Thursday, January 28, 2010

I hate roller coasters.

Sometimes I feel as though my brain is constantly on a roller coaster. It makes me ask myself "What's wrong with me? Why am I not "normal"?" I want to be even. I want to feel good enough. Good enough, especially for myself. I'm not sure if it's a good thing. On one hand, I think it might be good to feel this way. I'm constantly tearing myself apart, picking, analyzing, over reacting. If I thought I AM good enough, I'd never try to be better. On the other hand, I wonder if I do it too much. Sometimes, especially on days like today, I feel like driving back to my house and sleeping until summertime. Sometimes I love my job, live for my job. Not so much today. I find myself asking "why are you working so hard? will it ever stop? what exactly are you working towards?" I can't help it.
I feel the same way in my relationship also, sometimes. I stress the "sometimes." I feel like I'm not going to be able to remain good enough for Ryan. Definitely not because of anything he's said or done to make me feel that way. It's self doubt. A never ending audio stream of self doubt in my head. I tell myself he's better than me. I tell myself he should be with someone more attractive.
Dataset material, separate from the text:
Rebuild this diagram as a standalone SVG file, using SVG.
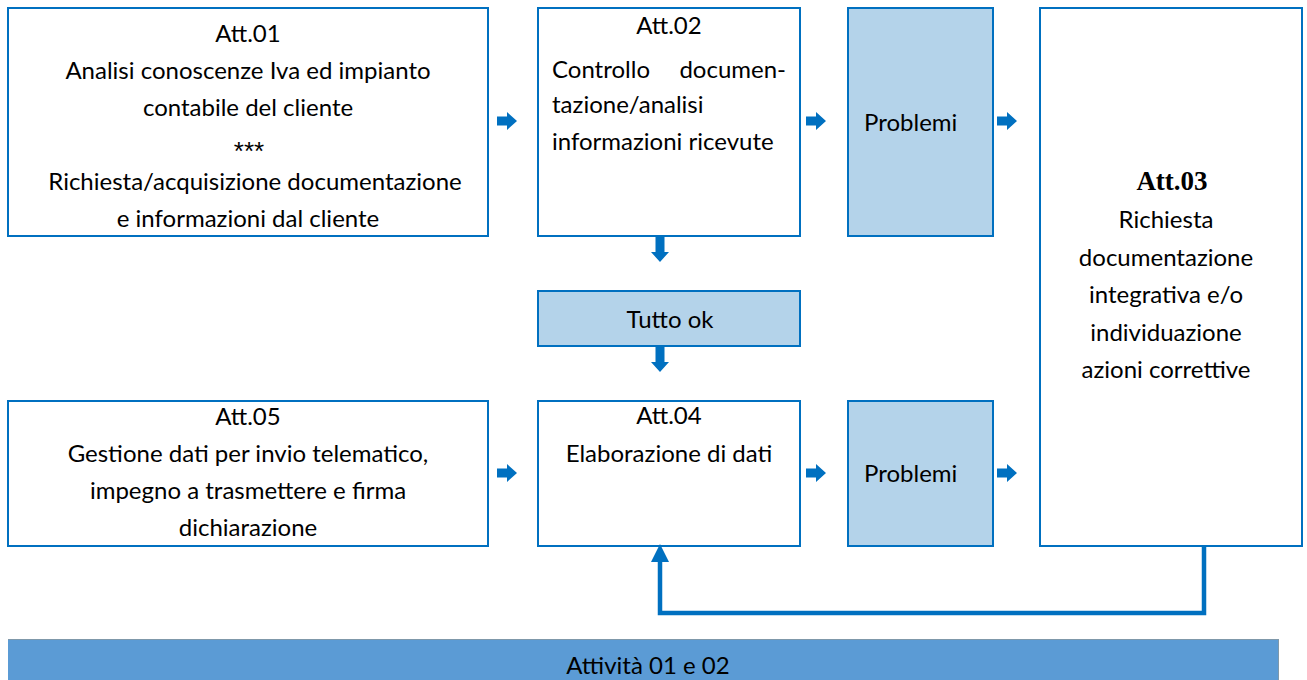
<svg xmlns="http://www.w3.org/2000/svg" width="1307" height="680" viewBox="0 0 1307 680">
<style>
.box{fill:#ffffff;stroke:#0070C0;stroke-width:2}
.hl{fill:#B4D3EA;stroke:#0070C0;stroke-width:2}
.t{font-family:Lato,"Liberation Sans",sans-serif;font-size:24px;fill:#000}
.c{text-anchor:middle}
.b{font-family:"Liberation Serif",serif;font-size:27px;font-weight:bold;fill:#000}
.arr{fill:#0070C0}
</style>
<defs>
<path id="ra" d="M0,-4.5 H10 V-9 L20,0 L10,9 V4.5 H0 Z"/>
<path id="da" d="M-4.5,0 V16 H-9 L0,26 L9,16 H4.5 V0 Z"/>
</defs>
<rect x="0" y="0" width="1307" height="680" fill="#ffffff"/>

<g id="att01">
<rect class="box" x="8" y="8" width="480" height="228"/>
<text class="t c" x="248" y="42">Att.01</text>
<text class="t c" x="248" y="79">Analisi conoscenze Iva ed impianto</text>
<text class="t c" x="248" y="116">contabile del cliente</text>
<text class="c" x="249" y="160" font-family="'Liberation Sans',sans-serif" font-size="26" fill="#000">***</text>
<text class="t c" x="255" y="190">Richiesta/acquisizione documentazione</text>
<text class="t c" x="248" y="227">e informazioni dal cliente</text>
</g>

<g id="att02">
<rect class="box" x="538" y="8" width="262" height="228"/>
<text class="t c" x="669" y="34">Att.02</text>
<text class="t" x="552" y="78">Controllo</text>
<text class="t" x="786" y="78" text-anchor="end">documen-</text>
<text class="t" x="552" y="113">tazione/analisi</text>
<text class="t" x="552" y="150">informazioni ricevute</text>
</g>

<g id="problemi1">
<rect class="hl" x="848" y="8" width="145" height="228"/>
<text class="t" x="864" y="131">Problemi</text>
</g>

<g id="att03">
<rect class="box" x="1040" y="8" width="262" height="538"/>
<text class="b c" x="1172" y="190">Att.03</text>
<text class="t c" x="1166" y="228">Richiesta</text>
<text class="t c" x="1166" y="266">documentazione</text>
<text class="t c" x="1166" y="303">integrativa e/o</text>
<text class="t c" x="1166" y="341">individuazione</text>
<text class="t c" x="1166" y="378">azioni correttive</text>
</g>

<g id="tuttook">
<rect class="hl" x="538" y="291" width="262" height="55"/>
<text class="t c" x="670" y="328">Tutto ok</text>
</g>

<g id="att05">
<rect class="box" x="8" y="401" width="480" height="145"/>
<text class="t c" x="248" y="425">Att.05</text>
<text class="t c" x="248" y="462">Gestione dati per invio telematico,</text>
<text class="t c" x="248" y="499">impegno a trasmettere e firma</text>
<text class="t c" x="248" y="536">dichiarazione</text>
</g>

<g id="att04">
<rect class="box" x="538" y="401" width="262" height="145"/>
<text class="t c" x="669" y="424">Att.04</text>
<text class="t c" x="669" y="462">Elaborazione di dati</text>
</g>

<g id="problemi2">
<rect class="hl" x="848" y="401" width="145" height="145"/>
<text class="t" x="864" y="482">Problemi</text>
</g>

<g id="bar">
<rect x="8" y="639" width="1271" height="45" fill="#5B9BD5"/>
<line x1="8" y1="639.5" x2="1279" y2="639.5" stroke="#7F98AA" stroke-width="1"/>
<line x1="1278.5" y1="639" x2="1278.5" y2="680" stroke="#7F98AA" stroke-width="1"/>
<text class="t c" x="648" y="674">Attività 01 e 02</text>
</g>

<g id="connectors">
<use href="#ra" class="arr" x="497" y="121"/>
<use href="#ra" class="arr" x="806" y="121"/>
<use href="#ra" class="arr" x="997" y="121"/>
<use href="#ra" class="arr" x="497" y="473"/>
<use href="#ra" class="arr" x="806" y="473"/>
<use href="#ra" class="arr" x="997" y="473"/>
<use href="#da" class="arr" x="660" y="236"/>
<use href="#da" class="arr" x="660" y="346"/>
<polyline points="1204,546 1204,613 660,613 660,560" fill="none" stroke="#0070C0" stroke-width="4.5"/>
<path d="M660,544 L669,562 L651,562 Z" fill="#0070C0"/>
</g>
</svg>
Someone better with money. Someone who makes him better. I'm an idiot sometimes....damnit I hate being inside my head.
I stand outside a lot and always look up at the sky. Whenever I see an airplane I make a silent wish that I could blink my eyes and magically appear on that plane right that minute. I don't care where it's flying, the important thing is that it's flying away from here.
What's so wrong with here though?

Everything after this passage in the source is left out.